> Task objective
Copy everything in the data below exactly except the pictures.

>> Begin

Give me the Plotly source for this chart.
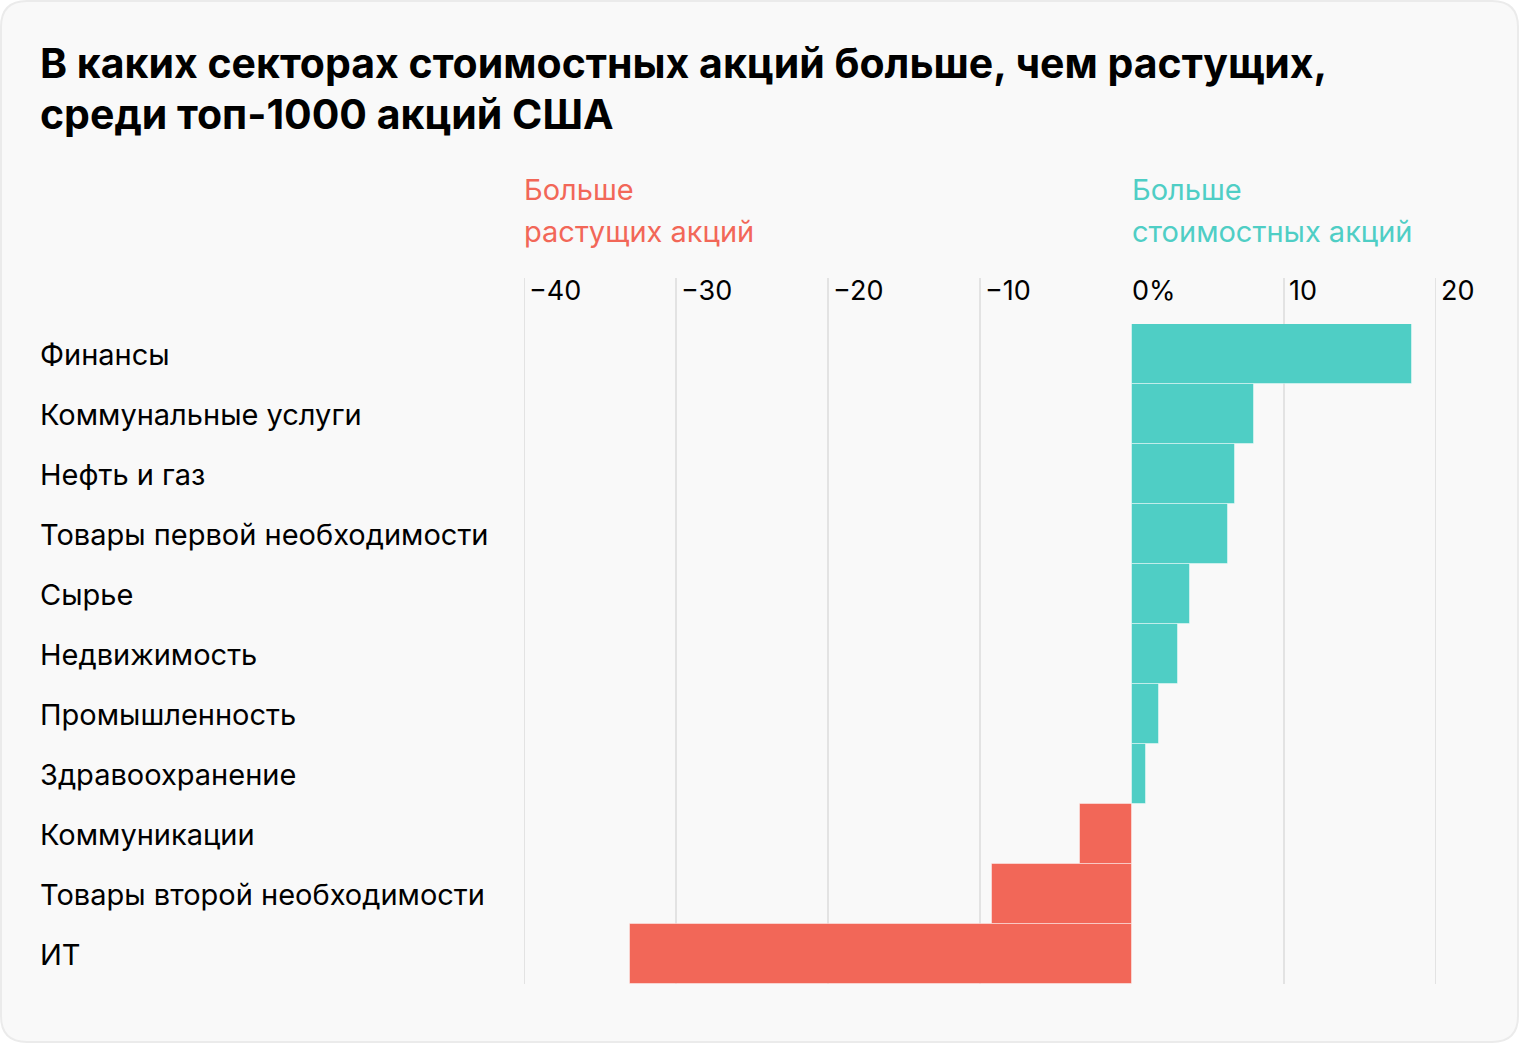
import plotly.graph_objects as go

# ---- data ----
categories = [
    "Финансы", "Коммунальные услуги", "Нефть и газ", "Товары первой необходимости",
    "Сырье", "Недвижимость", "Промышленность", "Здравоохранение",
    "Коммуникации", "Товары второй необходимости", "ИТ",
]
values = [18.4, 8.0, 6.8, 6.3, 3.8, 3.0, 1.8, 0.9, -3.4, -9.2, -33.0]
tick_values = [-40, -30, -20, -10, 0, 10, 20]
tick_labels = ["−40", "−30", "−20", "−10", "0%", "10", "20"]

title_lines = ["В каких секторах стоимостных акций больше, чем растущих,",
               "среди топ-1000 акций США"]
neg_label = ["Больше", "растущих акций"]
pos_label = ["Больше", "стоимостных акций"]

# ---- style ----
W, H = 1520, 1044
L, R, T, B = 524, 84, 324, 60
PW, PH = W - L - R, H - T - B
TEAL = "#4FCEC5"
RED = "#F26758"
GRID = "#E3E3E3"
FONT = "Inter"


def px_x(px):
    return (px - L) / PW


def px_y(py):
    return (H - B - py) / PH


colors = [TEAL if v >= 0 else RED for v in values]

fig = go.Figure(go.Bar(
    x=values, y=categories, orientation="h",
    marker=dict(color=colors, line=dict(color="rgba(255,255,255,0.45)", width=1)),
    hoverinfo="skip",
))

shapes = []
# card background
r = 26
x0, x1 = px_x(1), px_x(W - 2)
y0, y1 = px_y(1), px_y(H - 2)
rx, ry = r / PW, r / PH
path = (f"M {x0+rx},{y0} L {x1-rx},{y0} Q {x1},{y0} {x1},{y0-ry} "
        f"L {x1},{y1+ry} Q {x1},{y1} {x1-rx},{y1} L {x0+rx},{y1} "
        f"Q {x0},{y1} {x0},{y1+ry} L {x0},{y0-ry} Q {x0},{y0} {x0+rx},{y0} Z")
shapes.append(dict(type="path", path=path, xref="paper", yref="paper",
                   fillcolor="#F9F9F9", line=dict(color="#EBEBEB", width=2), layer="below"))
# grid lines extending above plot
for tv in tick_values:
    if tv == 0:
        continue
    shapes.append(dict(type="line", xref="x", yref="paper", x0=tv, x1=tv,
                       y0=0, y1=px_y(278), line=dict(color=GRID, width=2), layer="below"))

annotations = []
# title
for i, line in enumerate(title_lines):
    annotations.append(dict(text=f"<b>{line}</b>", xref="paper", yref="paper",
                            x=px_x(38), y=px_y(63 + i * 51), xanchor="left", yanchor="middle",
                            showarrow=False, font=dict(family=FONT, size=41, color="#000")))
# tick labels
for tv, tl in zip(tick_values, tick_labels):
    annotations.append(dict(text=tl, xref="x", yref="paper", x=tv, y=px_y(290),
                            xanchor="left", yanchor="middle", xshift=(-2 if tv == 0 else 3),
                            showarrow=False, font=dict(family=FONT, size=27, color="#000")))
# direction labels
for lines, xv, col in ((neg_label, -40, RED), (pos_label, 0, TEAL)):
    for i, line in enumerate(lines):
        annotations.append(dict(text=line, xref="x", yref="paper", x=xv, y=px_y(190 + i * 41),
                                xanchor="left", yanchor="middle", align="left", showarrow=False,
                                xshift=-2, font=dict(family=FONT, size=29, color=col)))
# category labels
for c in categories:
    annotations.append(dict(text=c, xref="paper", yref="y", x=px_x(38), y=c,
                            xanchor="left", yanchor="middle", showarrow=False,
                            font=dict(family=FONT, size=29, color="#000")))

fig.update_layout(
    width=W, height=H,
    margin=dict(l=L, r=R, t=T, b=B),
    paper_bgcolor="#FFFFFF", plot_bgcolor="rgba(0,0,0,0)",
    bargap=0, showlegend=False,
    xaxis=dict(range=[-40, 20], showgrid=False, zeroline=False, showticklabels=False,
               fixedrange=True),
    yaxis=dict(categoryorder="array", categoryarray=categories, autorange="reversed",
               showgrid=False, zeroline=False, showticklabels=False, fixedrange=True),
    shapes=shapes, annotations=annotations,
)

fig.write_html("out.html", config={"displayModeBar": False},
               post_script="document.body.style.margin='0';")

>> End

> Exercise result
Give me the Plotly source for this chart.
import plotly.graph_objects as go

# ---- data ----
categories = [
    "Финансы", "Коммунальные услуги", "Нефть и газ", "Товары первой необходимости",
    "Сырье", "Недвижимость", "Промышленность", "Здравоохранение",
    "Коммуникации", "Товары второй необходимости", "ИТ",
]
values = [18.4, 8.0, 6.8, 6.3, 3.8, 3.0, 1.8, 0.9, -3.4, -9.2, -33.0]
tick_values = [-40, -30, -20, -10, 0, 10, 20]
tick_labels = ["−40", "−30", "−20", "−10", "0%", "10", "20"]

title_lines = ["В каких секторах стоимостных акций больше, чем растущих,",
               "среди топ-1000 акций США"]
neg_label = ["Больше", "растущих акций"]
pos_label = ["Больше", "стоимостных акций"]

# ---- style ----
W, H = 1520, 1044
L, R, T, B = 524, 84, 324, 60
PW, PH = W - L - R, H - T - B
TEAL = "#4FCEC5"
RED = "#F26758"
GRID = "#E3E3E3"
FONT = "Inter"


def px_x(px):
    return (px - L) / PW


def px_y(py):
    return (H - B - py) / PH


colors = [TEAL if v >= 0 else RED for v in values]

fig = go.Figure(go.Bar(
    x=values, y=categories, orientation="h",
    marker=dict(color=colors, line=dict(color="rgba(255,255,255,0.45)", width=1)),
    hoverinfo="skip",
))

shapes = []
# card background
r = 26
x0, x1 = px_x(1), px_x(W - 2)
y0, y1 = px_y(1), px_y(H - 2)
rx, ry = r / PW, r / PH
path = (f"M {x0+rx},{y0} L {x1-rx},{y0} Q {x1},{y0} {x1},{y0-ry} "
        f"L {x1},{y1+ry} Q {x1},{y1} {x1-rx},{y1} L {x0+rx},{y1} "
        f"Q {x0},{y1} {x0},{y1+ry} L {x0},{y0-ry} Q {x0},{y0} {x0+rx},{y0} Z")
shapes.append(dict(type="path", path=path, xref="paper", yref="paper",
                   fillcolor="#F9F9F9", line=dict(color="#EBEBEB", width=2), layer="below"))
# grid lines extending above plot
for tv in tick_values:
    if tv == 0:
        continue
    shapes.append(dict(type="line", xref="x", yref="paper", x0=tv, x1=tv,
                       y0=0, y1=px_y(278), line=dict(color=GRID, width=2), layer="below"))

annotations = []
# title
for i, line in enumerate(title_lines):
    annotations.append(dict(text=f"<b>{line}</b>", xref="paper", yref="paper",
                            x=px_x(38), y=px_y(63 + i * 51), xanchor="left", yanchor="middle",
                            showarrow=False, font=dict(family=FONT, size=41, color="#000")))
# tick labels
for tv, tl in zip(tick_values, tick_labels):
    annotations.append(dict(text=tl, xref="x", yref="paper", x=tv, y=px_y(290),
                            xanchor="left", yanchor="middle", xshift=(-2 if tv == 0 else 3),
                            showarrow=False, font=dict(family=FONT, size=27, color="#000")))
# direction labels
for lines, xv, col in ((neg_label, -40, RED), (pos_label, 0, TEAL)):
    for i, line in enumerate(lines):
        annotations.append(dict(text=line, xref="x", yref="paper", x=xv, y=px_y(190 + i * 41),
                                xanchor="left", yanchor="middle", align="left", showarrow=False,
                                xshift=-2, font=dict(family=FONT, size=29, color=col)))
# category labels
for c in categories:
    annotations.append(dict(text=c, xref="paper", yref="y", x=px_x(38), y=c,
                            xanchor="left", yanchor="middle", showarrow=False,
                            font=dict(family=FONT, size=29, color="#000")))

fig.update_layout(
    width=W, height=H,
    margin=dict(l=L, r=R, t=T, b=B),
    paper_bgcolor="#FFFFFF", plot_bgcolor="rgba(0,0,0,0)",
    bargap=0, showlegend=False,
    xaxis=dict(range=[-40, 20], showgrid=False, zeroline=False, showticklabels=False,
               fixedrange=True),
    yaxis=dict(categoryorder="array", categoryarray=categories, autorange="reversed",
               showgrid=False, zeroline=False, showticklabels=False, fixedrange=True),
    shapes=shapes, annotations=annotations,
)

fig.write_html("out.html", config={"displayModeBar": False},
               post_script="document.body.style.margin='0';")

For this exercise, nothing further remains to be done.